According to a new survey about the sharing economy commissioned by First Advantage, the global leader in background screening solutions, a wide majority of consumers would be more likely to participate in the “sharing economy,” or peer-to-peer transactional services, if those services required background checks. Forty-one percent said they would be “much more likely” to use the services, while 39 percent said they would be “somewhat more likely” to use them. Only three percent said they would be somewhat or much less likely to participate.
The collaborative economy, which is estimated in a report by PricewaterhouseCoopers to reach $335 billion by 2025, up from just $15 billion today, is predicated on direct connections between consumers without the need for corporate intermediary. Some services help consumers share or rent things that would otherwise go unused, such as spare bedrooms, their home Wi-Fi network, the bicycle in the garage or the open seat in the car. Other services are focused on matching consumers who want to sell their professional skills directly to another consumer in need of that expertise, including graphic design work, writing, babysitting or handyman services.
Yet these services cannot thrive if consumers remain skeptical of how willing others are to play by the rules, and safely and securely deliver on their end of the transaction. Some types of services, including those that are more online-based or involve more intimate access to people or belongings, are in especially vulnerable positions when it comes to earning and keeping consumer trust. When First Advantage surveyed consumer attitudes about which sharing economy services should require more checks and security measures, 54 percent would apply that standard to shared space or home rental services, and 52 percent said the same for transportation services. Forty-four percent said services focused on money and crowdfunding should require additional security. Only 11 percent said no additional checks or security measures were necessary for any type of service.

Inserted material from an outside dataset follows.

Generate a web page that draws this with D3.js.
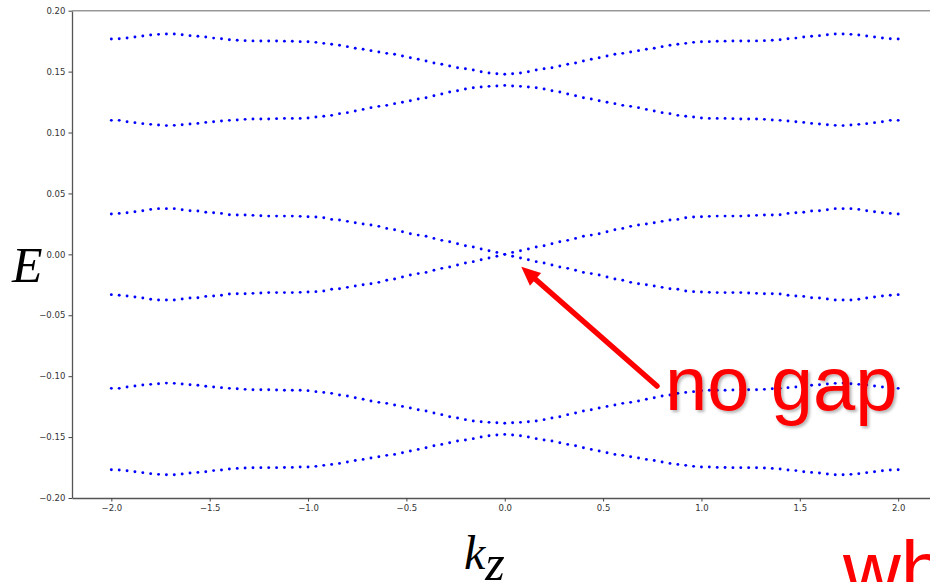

“We created the survey to better understand the degree of trust people have in sharing economy companies, and how they believe background checks should fit into the process,” said Jennifer Franklin, SVP, Sharing Economy Solutions at First Advantage. “However, we also know that consumers may not always be clear what the background screening process entails and may think all background checks are alike, which is certainly not the case. If sharing economy companies offer background checks on members engaging in their services, it’s important for consumers to understand where the data comes from and what the review process consists of to ensure everything is accurate and that the consumer’s full history complies with applicable laws and regulations.”

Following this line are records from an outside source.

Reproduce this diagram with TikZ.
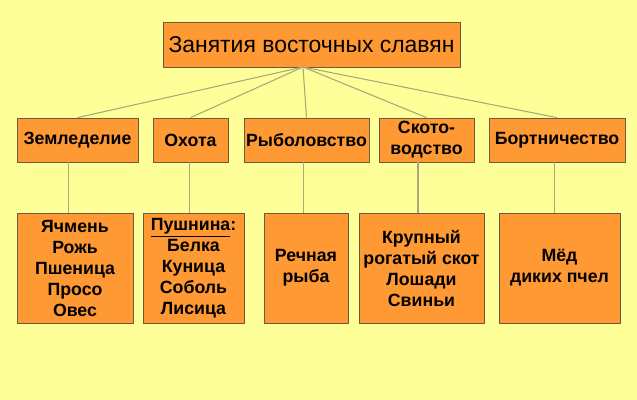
\documentclass[tikz,border=0pt]{standalone}
\usepackage{fontspec}
\setmainfont{Liberation Sans}
\definecolor{bgyellow}{HTML}{FFFF99}
\definecolor{boxorange}{HTML}{FF9933}
\definecolor{boxedge}{HTML}{6E5A3C}
\definecolor{linkgray}{HTML}{A8A878}
\tikzset{
  box/.style={draw=boxedge, line width=0.6pt, fill=boxorange, inner sep=0pt, align=center,
    font=\fontsize{13.3}{15.75}\selectfont\bfseries},
  link/.style={draw=linkgray, line width=0.8pt}
}
\begin{document}
\begin{tikzpicture}[x=0.75pt,y=-0.75pt]
\fill[bgyellow] (0,0) rectangle (637,400);
% top
\node[box, font=\fontsize{17.2}{20}\selectfont, minimum width=222.75pt, minimum height=33.75pt] (top) at (311.5,44.5) {Занятия восточных славян};
\coordinate (hub) at (303,67);
% branches
\node[box, minimum width=90.75pt, minimum height=33pt] (zem) at (77.5,140) {Земледелие};
\node[box, minimum width=56.25pt, minimum height=33pt] (oxo) at (190.5,140) {Охота};
\node[box, minimum width=93.75pt, minimum height=33pt] (ryb) at (306.5,140) {Рыболовство};
\node[box, minimum width=71.25pt, minimum height=33pt] (sko) at (426.5,140) {Ското-\\водство};
\node[box, minimum width=102pt, minimum height=33pt] (bor) at (557,140) {Бортничество};
% leaves
\node[box, minimum width=87pt, minimum height=82.5pt] (yac) at (75,268) {Ячмень\\Рожь\\Пшеница\\Просо\\Овес};
\node[box, minimum width=75.75pt, minimum height=82.5pt] (pus) at (193.5,268) {\underline{Пушнина}:\\Белка\\Куница\\Соболь\\Лисица};
\node[box, minimum width=63pt, minimum height=82.5pt] (fis) at (306,268) {Речная\\рыба};
\node[box, minimum width=93.75pt, minimum height=82.5pt] (cat) at (421.5,268) {Крупный\\рогатый скот\\Лошади\\Свиньи};
\node[box, minimum width=90.75pt, minimum height=82.5pt] (med) at (559.5,268) {Мёд\\диких пчел};
% links
\foreach \n in {zem,oxo,ryb,sko,bor}
  \draw[link] (hub) -- (\n.north);
\foreach \a/\b/\s in {zem/yac/-7, oxo/pus/-1, ryb/fis/-2.5, sko/cat/-6.4, bor/med/-2.2}
  \draw[link] ([xshift=\s pt]\a.south) -- ([xshift=\s pt]\a.south |- \b.north);
\end{tikzpicture}
\end{document}
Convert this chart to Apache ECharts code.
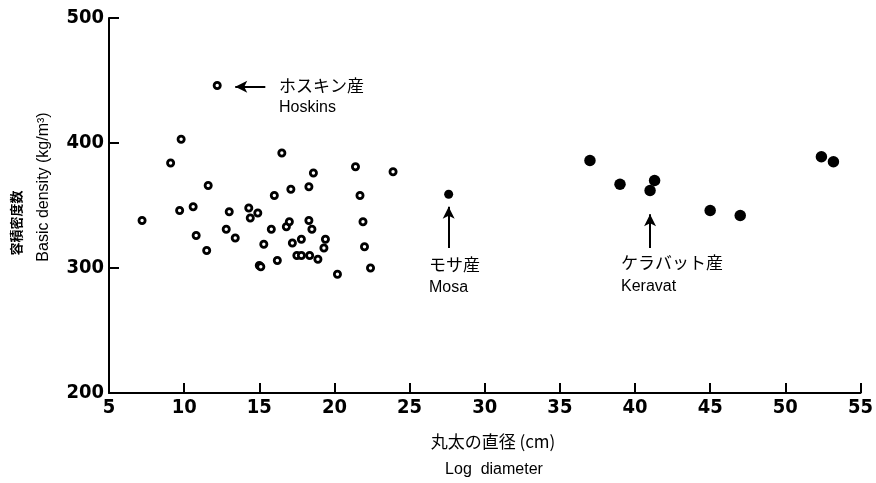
<!DOCTYPE html>
<html><head><meta charset="utf-8">
<script src="https://cdn.jsdelivr.net/npm/echarts@6/dist/echarts.min.js"></script>
<style>html,body{margin:0;padding:0;background:#fff}#c{width:876px;height:483px}</style>
</head><body><div id="c"></div>
<script>
// Open circles: other provenances (diameter cm, basic density kg/m3)
const openX = [7.2, 9.1, 9.8, 9.7, 10.6, 10.8, 11.5, 11.6, 12.8, 13.0, 13.4, 14.3, 14.9, 14.4, 15.0, 15.1, 15.3, 15.8, 16.2, 16.0, 16.5, 16.8, 17.0, 17.1, 17.2, 17.5, 17.8, 17.8, 18.3, 18.3, 18.5, 18.35, 18.6, 18.9, 19.3, 19.4, 20.2, 21.4, 21.7, 21.9, 22.0, 22.4, 23.9];
const openY = [338, 384, 403, 346, 349, 326, 314, 366, 331, 345, 324, 348, 344, 340, 302, 301, 319, 331, 306, 358, 392, 333, 337, 363, 320, 310, 310, 323, 365, 338, 331, 310, 376, 307, 316, 323, 295, 381, 358, 337, 317, 300, 377];
// Hoskins
const hoskinsX = [12.2];
const hoskinsY = [446];
// Mosa
const mosaX = [27.6];
const mosaY = [359];
// Keravat
const keravatX = [37.0, 39.0, 41.3, 41.0, 45.0, 47.0, 52.4, 53.2];
const keravatY = [386, 367, 370, 362, 346, 342, 389, 385];
// Axis ticks
const xTicks = [5, 10, 15, 20, 25, 30, 35, 40, 45, 50, 55];
const yTicks = [200, 300, 400, 500];

const zip = (a, b) => a.map((v, i) => [v, b[i]]);
const tickFont = '"DejaVu Sans Condensed", sans-serif';
const txtFont = '"Liberation Sans", Arial, sans-serif';
const jpFont = '"Noto Sans CJK JP", sans-serif';

const chart = echarts.init(document.getElementById('c'), null, {renderer: 'canvas'});
const openStyle = {color: '#fff', borderColor: '#000', borderWidth: 2.8, opacity: 1};
const fillStyle = {color: '#000', opacity: 1};
chart.setOption({
  animation: false,
  backgroundColor: '#fff',
  grid: {left: 109, right: 14, top: 18, bottom: 90},
  xAxis: {
    type: 'value', min: xTicks[0], max: xTicks[xTicks.length - 1], interval: 5,
    axisLine: {show: true, lineStyle: {color: '#000', width: 2}},
    axisTick: {show: true, inside: true, length: 10, lineStyle: {color: '#000', width: 2}},
    splitLine: {show: false},
    axisLabel: {color: '#000', fontFamily: tickFont, fontWeight: 'bold', fontSize: 20, margin: 5}
  },
  yAxis: {
    type: 'value', min: yTicks[0], max: yTicks[yTicks.length - 1], interval: 100,
    axisLine: {show: true, lineStyle: {color: '#000', width: 2}},
    axisTick: {show: true, inside: true, length: 10, lineStyle: {color: '#000', width: 2}},
    splitLine: {show: false},
    axisLabel: {color: '#000', fontFamily: tickFont, fontWeight: 'bold', fontSize: 20, margin: 5}
  },
  series: [
    {
      type: 'scatter', data: zip(openX, openY), symbol: 'circle', symbolSize: 6.2,
      itemStyle: openStyle, silent: true,
      markLine: {
        silent: true, symbol: ['none', 'arrow'], symbolSize: [9, 12],
        lineStyle: {color: '#000', width: 2, type: 'solid', opacity: 1},
        itemStyle: {color: '#000', opacity: 1},
        label: {show: false},
        data: [
          [{coord: [15.4, 445]}, {coord: [13.4, 445]}],
          [{coord: [27.6, 316]}, {coord: [27.6, 349]}],
          [{coord: [41.0, 316]}, {coord: [41.0, 343]}]
        ]
      }
    },
    {type: 'scatter', data: zip(hoskinsX, hoskinsY), symbol: 'circle', symbolSize: 6.2, itemStyle: openStyle, silent: true},
    {type: 'scatter', data: zip(mosaX, mosaY), symbol: 'circle', symbolSize: 9, itemStyle: fillStyle, silent: true},
    {type: 'scatter', data: zip(keravatX, keravatY), symbol: 'circle', symbolSize: 11.5, itemStyle: fillStyle, silent: true}
  ],
  graphic: [
    {type: 'text', left: 279, top: 77, style: {text: 'ホスキン産', font: '17px ' + jpFont, fill: '#000'}},
    {type: 'text', left: 279, top: 100, style: {text: 'Hoskins', font: '16px ' + txtFont, fill: '#000'}},
    {type: 'text', left: 429, top: 256, style: {text: 'モサ産', font: '17px ' + jpFont, fill: '#000'}},
    {type: 'text', left: 429, top: 280, style: {text: 'Mosa', font: '16px ' + txtFont, fill: '#000'}},
    {type: 'text', left: 621, top: 254, style: {text: 'ケラバット産', font: '17px ' + jpFont, fill: '#000'}},
    {type: 'text', left: 621, top: 279, style: {text: 'Keravat', font: '16px ' + txtFont, fill: '#000'}},
    {type: 'text', x: 493, y: 442, style: {text: '丸太の直径 (cm)', font: '17px ' + jpFont, fill: '#000', align: 'center', verticalAlign: 'middle'}},
    {type: 'text', x: 494, y: 470, style: {text: 'Log  diameter', font: '16px ' + txtFont, fill: '#000', align: 'center', verticalAlign: 'middle'}},
    {type: 'text', x: 16, y: 223, rotation: Math.PI / 2, style: {text: '容積密度数', font: 'bold 13px ' + jpFont, fill: '#000', align: 'center', verticalAlign: 'middle'}},
    {type: 'text', x: 44, y: 187, rotation: Math.PI / 2, style: {text: 'Basic density (kg/m³)', font: '16px ' + txtFont, fill: '#000', align: 'center', verticalAlign: 'middle'}}
  ]
});
</script></body></html>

- Among respondents who were familiar with the sharing economy, younger individuals were much more likely to have participated in it. For those aged 18-44, 85 percent said that they have used a sharing economy service. For those aged 45-68, just 15 percent responded affirmatively.

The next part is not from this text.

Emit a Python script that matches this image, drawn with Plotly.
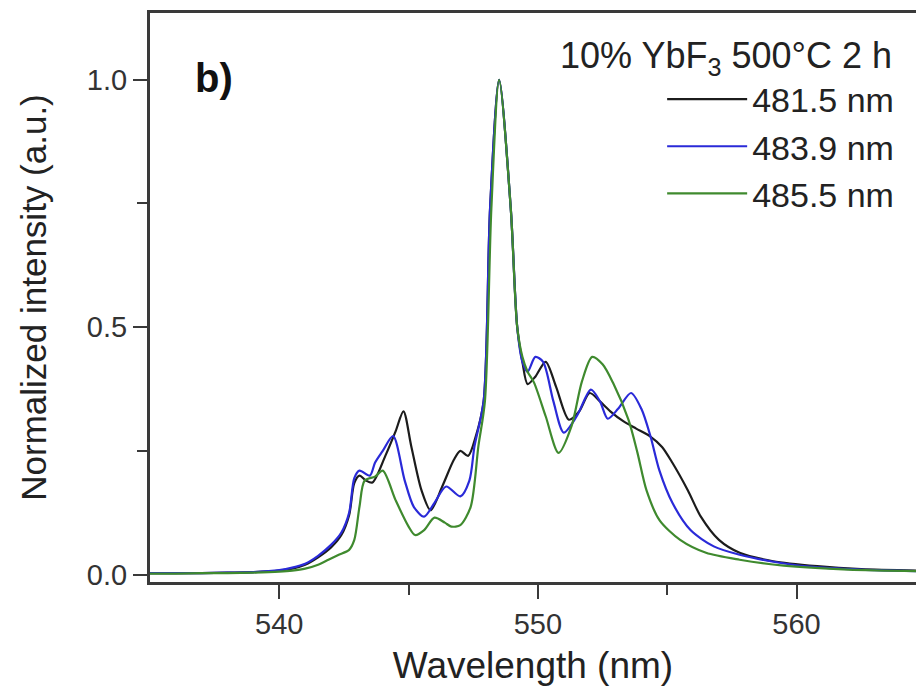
import plotly.graph_objects as go

# ---- data ----
x_4815 = [535, 536, 537, 538, 539, 540, 540.5, 541, 541.5, 542, 542.4, 542.7, 542.9, 543.1, 543.35,
          543.6, 544.1, 544.5, 544.8, 545.1, 545.5, 545.85, 546.3, 546.75, 547.0, 547.3, 547.6, 547.9,
          548.15, 548.5, 548.95, 549.2, 549.4, 549.6, 549.9, 550.3, 550.7, 551.2, 551.6, 552.0, 552.4,
          552.8, 553.3, 553.8, 554.35, 554.8, 555.2, 555.8, 556.3, 557.0, 557.8, 559.1, 560.8, 562.5, 564.7]
y_4815 = [0.003, 0.003, 0.003, 0.004, 0.005, 0.008, 0.012, 0.02, 0.035, 0.055, 0.08, 0.12, 0.185, 0.2, 0.19,
          0.186, 0.24, 0.29, 0.33, 0.26, 0.17, 0.13, 0.178, 0.232, 0.25, 0.24, 0.28, 0.35,
          0.74, 1.0, 0.74, 0.5, 0.43, 0.385, 0.4, 0.43, 0.38, 0.313, 0.33, 0.367, 0.35,
          0.33, 0.31, 0.295, 0.279, 0.258, 0.226, 0.17, 0.117, 0.07, 0.044, 0.027, 0.017, 0.011, 0.008]

x_4839 = [535, 536, 537, 538, 539, 540, 540.5, 541, 541.5, 542, 542.4, 542.7, 542.9, 543.1, 543.5, 543.7,
          544.0, 544.4, 544.85, 545.2, 545.6, 546.0, 546.45, 547.0, 547.35, 547.55, 547.9, 548.15, 548.5,
          548.95, 549.2, 549.4, 549.6, 549.9, 550.2, 550.6, 551.0, 551.5, 552.05, 552.4, 552.7, 553.1,
          553.6, 554.0, 554.35, 554.7, 555.2, 555.9, 556.8, 557.8, 559.0, 560.5, 562.5, 564.7]
y_4839 = [0.003, 0.003, 0.003, 0.004, 0.005, 0.009, 0.014, 0.022, 0.038, 0.06, 0.085, 0.125, 0.195, 0.21, 0.2, 0.226,
          0.25, 0.28, 0.19, 0.137, 0.117, 0.145, 0.178, 0.158, 0.19, 0.26, 0.35, 0.74, 1.0,
          0.74, 0.5, 0.43, 0.41, 0.44, 0.43, 0.35, 0.287, 0.32, 0.374, 0.35, 0.315, 0.335,
          0.367, 0.335, 0.28, 0.21, 0.145, 0.09, 0.057, 0.04, 0.027, 0.016, 0.01, 0.007]

x_4855 = [535, 536, 537, 538, 539, 540, 540.5, 541, 541.5, 541.9, 542.3, 542.7, 542.9, 543.1, 543.3, 543.7,
          544.0, 544.5, 545.0, 545.25, 545.6, 546.0, 546.4, 546.65, 547.0, 547.4, 547.7, 547.95, 548.2,
          548.5, 548.95, 549.2, 549.4, 549.6, 549.85, 550.3, 550.8, 551.3, 551.7, 552.1, 552.5, 552.9,
          553.5, 553.85, 554.2, 554.7, 555.5, 556.5, 557.8, 559.5, 562, 564.7]
y_4855 = [0.002, 0.002, 0.003, 0.003, 0.004, 0.006, 0.008, 0.012, 0.02, 0.03, 0.04, 0.05, 0.07, 0.137, 0.19, 0.198,
          0.21, 0.15, 0.097, 0.08, 0.09, 0.115, 0.105, 0.097, 0.1, 0.137, 0.26, 0.35, 0.74,
          1.0, 0.74, 0.5, 0.44, 0.41, 0.388, 0.32, 0.246, 0.3, 0.39, 0.44, 0.425, 0.388,
          0.313, 0.246, 0.17, 0.11, 0.07, 0.044, 0.03, 0.018, 0.01, 0.007]

series_names = ["481.5 nm", "483.9 nm", "485.5 nm"]
series_colors = ["#1c1c1c", "#2a2ad8", "#3f8a2e"]
x_tick_vals = [540, 550, 560]
y_tick_vals = [0.0, 0.5, 1.0]
y_tick_text = ["0.0", "0.5", "1.0"]

FONT = "Liberation Sans, Arial, Helvetica, sans-serif"
AX = "#3a3a3a"

fig = go.Figure()
for xs, ys, name, col in zip([x_4815, x_4839, x_4855], [y_4815, y_4839, y_4855], series_names, series_colors):
    fig.add_trace(go.Scatter(x=xs, y=ys, mode="lines", name=name,
                             line=dict(color=col, width=2.2, shape="spline", smoothing=0.8)))

fig.update_layout(
    width=916, height=694,
    margin=dict(l=150, r=0, t=13, b=112),
    paper_bgcolor="white", plot_bgcolor="white",
    font=dict(family=FONT, color="#222222"),
    showlegend=True,
    legend=dict(x=0.978, xanchor="right", y=0.899, yanchor="top",
                font=dict(size=34, family=FONT, color="#222222"),
                bgcolor="rgba(0,0,0,0)", itemwidth=80, tracegroupgap=0,
                traceorder="normal"),
    xaxis=dict(range=[535, 564.62], tickvals=x_tick_vals, ticks="outside", ticklen=14, tickwidth=2,
               tickcolor=AX, showline=True, linecolor=AX, linewidth=3, mirror=True,
               showgrid=False, zeroline=False,
               tickfont=dict(size=29, family=FONT, color="#333333"),
               minor=dict(tickvals=[545, 555], ticks="outside", ticklen=10, tickwidth=2, tickcolor=AX),
               title=dict(text="Wavelength (nm)", font=dict(size=37, family=FONT, color="#222222"),
                          standoff=14)),
    yaxis=dict(range=[-0.015, 1.135], tickvals=y_tick_vals, ticktext=y_tick_text, ticks="outside",
               ticklen=14, tickwidth=2, tickcolor=AX, showline=True, linecolor=AX, linewidth=3,
               showgrid=False, zeroline=False,
               tickfont=dict(size=29, family=FONT, color="#333333"),
               minor=dict(tickvals=[0.25, 0.75], ticks="outside", ticklen=10, tickwidth=2, tickcolor=AX),
               title=dict(text="Normalized intensity (a.u.)", font=dict(size=35, family=FONT, color="#222222"),
                          standoff=30)),
)

fig.add_annotation(xref="paper", yref="paper", x=0.971, y=0.921, xanchor="right", yanchor="middle",
                   text="10% YbF<sub>3</sub> 500°C 2 h", showarrow=False,
                   font=dict(size=36, family=FONT, color="#222222"))
fig.add_annotation(xref="paper", yref="paper", x=0.056, y=0.885, xanchor="left", yanchor="middle",
                   text="<b>b)</b>", showarrow=False,
                   font=dict(size=40, family=FONT, color="#111111"))

fig.write_html("out.html")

- There remains a tremendous amount of growth potential. Of the individuals who were unfamiliar with sharing economy, only 10 percent said that they would definitely not be interested in using this type of service in the future.
- Word-of-mouth is playing a role in the growth of the sharing economy. Fifty-three percent of those who use these services were recommended by a friend.
This online survey of 800 U.S. adults, aged 18-68 and working full-time or part-time, was commissioned by First Advantage and conducted by AYTM.com. All data is self-reported by study participants and is not verified or validated. Respondents participated in the study in January 2015. Detailed findings are available by request.